Way back in primary school, I had a teacher who wasn’t prepared to accept just anything from his students, and who remains today an inspiration for many things I do (thanks, DS). One thing in particular he ‘taught’ was a love of words, and I can remember him encouraging us (as 8-9 year olds) to use variety in our writing.
In year 3, many lists were compiled to replace words like ‘nice’, ‘good’ and ‘walk’ so that in our “compositions” the characters ‘perambulated’ or ‘strolled’ along in their ‘fine’ outfits to have ‘exciting’ adventures along the way. Indeed, my compositions were full of flowery adjectives, as I played with many alternative possibilities to ‘good’ and ‘bad’. [And even now, I pause to use the word ‘nice’.]
The Right Word : Roget and His Thesaurus by Jen Bryant and Melissa Sweet illustrates/explains/describes the source of our contemporary thesaurus, Roget’s Thesaurus in a wonderful/pictorial/playful representation. Bryant tells of Roget’s sombre childhood, the intricacies of his own introverted character, and his love of words and lists.
His achievements as a doctor (at an incredibly young age), as the inventor of the slide rule, a lecturer and an author are now part of history, but it is his legacy of lists, which made Roget a household word.
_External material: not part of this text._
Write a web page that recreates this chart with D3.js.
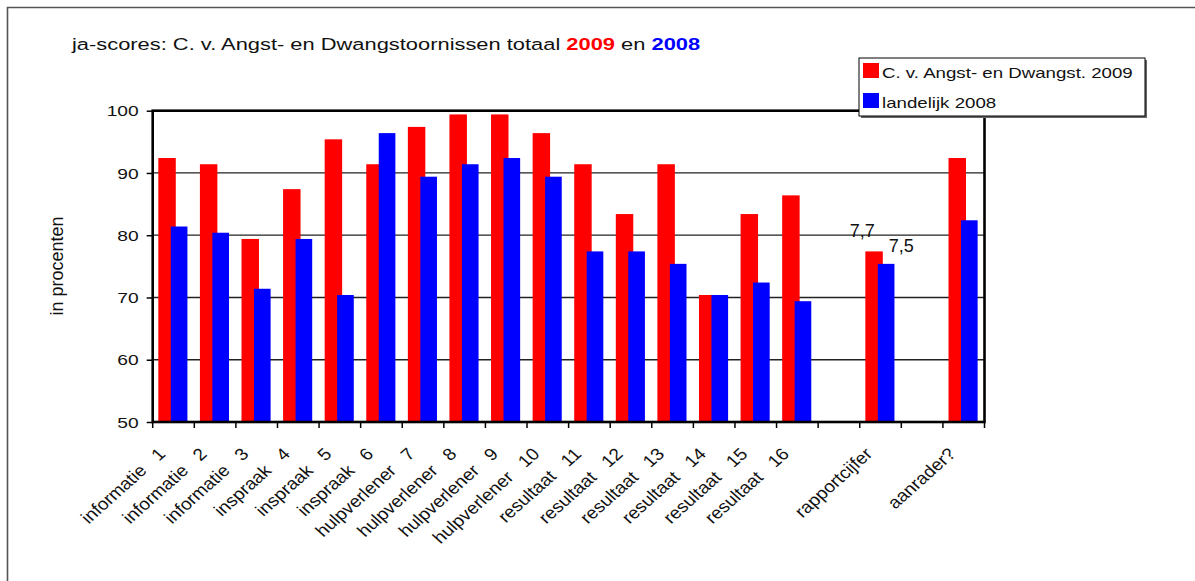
<!DOCTYPE html>
<html>
<head>
<meta charset="utf-8">
<script src="https://cdn.jsdelivr.net/npm/d3@7"></script>
<style>
  html, body { margin: 0; padding: 0; background: #fff; }
  svg text { font-family: "Liberation Sans", Arial, sans-serif; fill: #111; }
</style>
</head>
<body>
<svg id="chart" width="1195" height="581"></svg>
<script>
// ---- data ----
const categories = [
  "informatie   1", "informatie   2", "informatie   3",
  "inspraak   4", "inspraak   5", "inspraak   6",
  "hulpverlener   7", "hulpverlener   8", "hulpverlener   9", "hulpverlener   10",
  "resultaat   11", "resultaat   12", "resultaat   13", "resultaat   14", "resultaat   15", "resultaat   16",
  "", "rapportcijfer", "", "aanrader?"
];
const values2009 = [92.4, 91.4, 79.4, 87.4, 95.4, 91.4, 97.4, 99.4, 99.4, 96.4,
                    91.4, 83.4, 91.4, 70.4, 83.4, 86.4, null, 77.4, null, 92.4];
const values2008 = [81.4, 80.4, 71.4, 79.4, 70.4, 96.4, 89.4, 91.4, 92.4, 89.4,
                    77.4, 77.4, 75.4, 70.4, 72.4, 69.4, null, 75.4, null, 82.4];
const dataLabels2009 = [null, null, null, null, null, null, null, null, null, null,
                        null, null, null, null, null, null, null, "7,7", null, null];
const dataLabels2008 = [null, null, null, null, null, null, null, null, null, null,
                        null, null, null, null, null, null, null, "7,5", null, null];
const yTicks = [50, 60, 70, 80, 90, 100];
const seriesNames = ["C. v. Angst- en Dwangst. 2009", "landelijk 2008"];
const seriesColors = ["#ff0000", "#0000ff"];

(function () {
// ---- layout ----
const svg = d3.select("#chart");
const pL = 152.7, pR = 984.5, pT = 110.7, pB = 422;
const SX = 1.28; // horizontal stretch of horizontal text in the reference

svg.append("rect").attr("width", 1195).attr("height", 581).attr("fill", "#fff");

// outer frame
svg.append("path")
  .attr("d", "M7.5,581 L7.5,7.5 L1195,7.5")
  .attr("fill", "none").attr("stroke", "#555").attr("stroke-width", 1.6);

const idx = d3.range(categories.length);
const x = d3.scaleBand().domain(idx).range([pL, pR]).paddingInner(0).paddingOuter(0);
const y = d3.scaleLinear().domain([50, 100]).range([pB, pT]);
const bw = x.bandwidth();

// gridlines
svg.append("g").selectAll("line").data(yTicks.filter(t => t > 50 && t < 100)).join("line")
  .attr("x1", pL).attr("x2", pR)
  .attr("y1", d => y(d)).attr("y2", d => y(d))
  .attr("stroke", "#222").attr("stroke-width", 1.3);

// bars
const bars = svg.append("g");
bars.selectAll("rect.r").data(idx.filter(i => values2009[i] != null)).join("rect")
  .attr("class", "r")
  .attr("x", i => x(i) + bw * 0.135).attr("width", bw * 0.42)
  .attr("y", i => y(values2009[i])).attr("height", i => y(50) - y(values2009[i]))
  .attr("fill", seriesColors[0]);
bars.selectAll("rect.b").data(idx.filter(i => values2008[i] != null)).join("rect")
  .attr("class", "b")
  .attr("x", i => x(i) + bw * 0.435).attr("width", bw * 0.40)
  .attr("y", i => y(values2008[i])).attr("height", i => y(50) - y(values2008[i]))
  .attr("fill", seriesColors[1]);

// plot border
svg.append("rect")
  .attr("x", pL).attr("y", pT).attr("width", pR - pL).attr("height", pB - pT)
  .attr("fill", "none").attr("stroke", "#000").attr("stroke-width", 2.6);

// y axis
const yAxis = svg.append("g").attr("transform", `translate(${pL},0)`)
  .call(d3.axisLeft(y).tickValues(yTicks).tickSize(6).tickFormat(d3.format("d")));
yAxis.select(".domain").remove();
yAxis.selectAll(".tick line").attr("stroke", "#000").attr("stroke-width", 1.5);
yAxis.selectAll(".tick text")
  .attr("x", 0).attr("dy", null).attr("dominant-baseline", "central")
  .attr("font-size", 15).attr("text-anchor", "end")
  .attr("transform", `translate(-14,0) scale(${SX},1)`);

// x axis ticks at slot boundaries
const xb = svg.append("g");
xb.selectAll("line").data(d3.range(categories.length + 1)).join("line")
  .attr("x1", i => pL + i * bw).attr("x2", i => pL + i * bw)
  .attr("y1", pB).attr("y2", pB + 6)
  .attr("stroke", "#000").attr("stroke-width", 1.5);

// x labels
svg.append("g").selectAll("text").data(idx.filter(i => categories[i] !== "")).join("text")
  .attr("transform", i => `translate(${x(i) + bw / 2 - 7},455) scale(1.12,1) rotate(-45)`)
  .attr("text-anchor", "end")
  .attr("font-size", 17)
  .style("white-space", "pre")
  .attr("xml:space", "preserve")
  .text(i => categories[i]);

// data labels
svg.append("g").selectAll("text").data(idx.filter(i => dataLabels2009[i])).join("text")
  .attr("x", i => x(i) + bw * 0.06).attr("y", i => y(values2009[i]) - 14)
  .attr("text-anchor", "middle").attr("font-size", 18)
  .text(i => dataLabels2009[i]);
svg.append("g").selectAll("text").data(idx.filter(i => dataLabels2008[i])).join("text")
  .attr("x", i => x(i) + bw * 1.0).attr("y", i => y(values2008[i]) - 12)
  .attr("text-anchor", "middle").attr("font-size", 18)
  .text(i => dataLabels2008[i]);

// y axis title
svg.append("text")
  .attr("transform", "translate(63,266) rotate(-90)")
  .attr("text-anchor", "middle").attr("font-size", 18)
  .text("in procenten");

// title
const title = svg.append("text")
  .attr("transform", `translate(72,50) scale(${SX},1)`)
  .attr("font-size", 17.1);
title.append("tspan").text("ja-scores: C. v. Angst- en Dwangstoornissen totaal ");
title.append("tspan").style("fill", seriesColors[0]).attr("font-weight", "bold").text("2009");
title.append("tspan").text(" en ");
title.append("tspan").style("fill", seriesColors[1]).attr("font-weight", "bold").text("2008");

// legend
const lg = svg.append("g");
lg.append("rect").attr("x", 861).attr("y", 60).attr("width", 286).attr("height", 58).attr("fill", "#666");
lg.append("rect").attr("x", 859).attr("y", 58).attr("width", 286).attr("height", 58)
  .attr("fill", "#fff").attr("stroke", "#000").attr("stroke-width", 1);
seriesNames.forEach((name, k) => {
  const yy = 63 + k * 30;
  lg.append("rect").attr("x", 863).attr("y", yy).attr("width", 16).attr("height", 15).attr("fill", seriesColors[k]);
  lg.append("text")
    .attr("transform", `translate(882,${yy + 15}) scale(${SX},1)`)
    .attr("font-size", 14.6).text(name);
});
})();
</script>
</body>
</html>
The Right Word is a highly visual text which will delight wordsmiths and artists alike – as texts, lists and imagery combine to tell, explore and articulate the evolution of Roget’s Thesaurus. Notes at the end of the book also give context and meaning to the book, with a list of historical events from Roget’s life. As well, notes from the author and illustrator, and a copy of a page from Roget’s original word book are included. With fascinating end papers, The Right Word is a delightful, enchanting and remarkably creative work that everyone deserves to dive into and enjoy.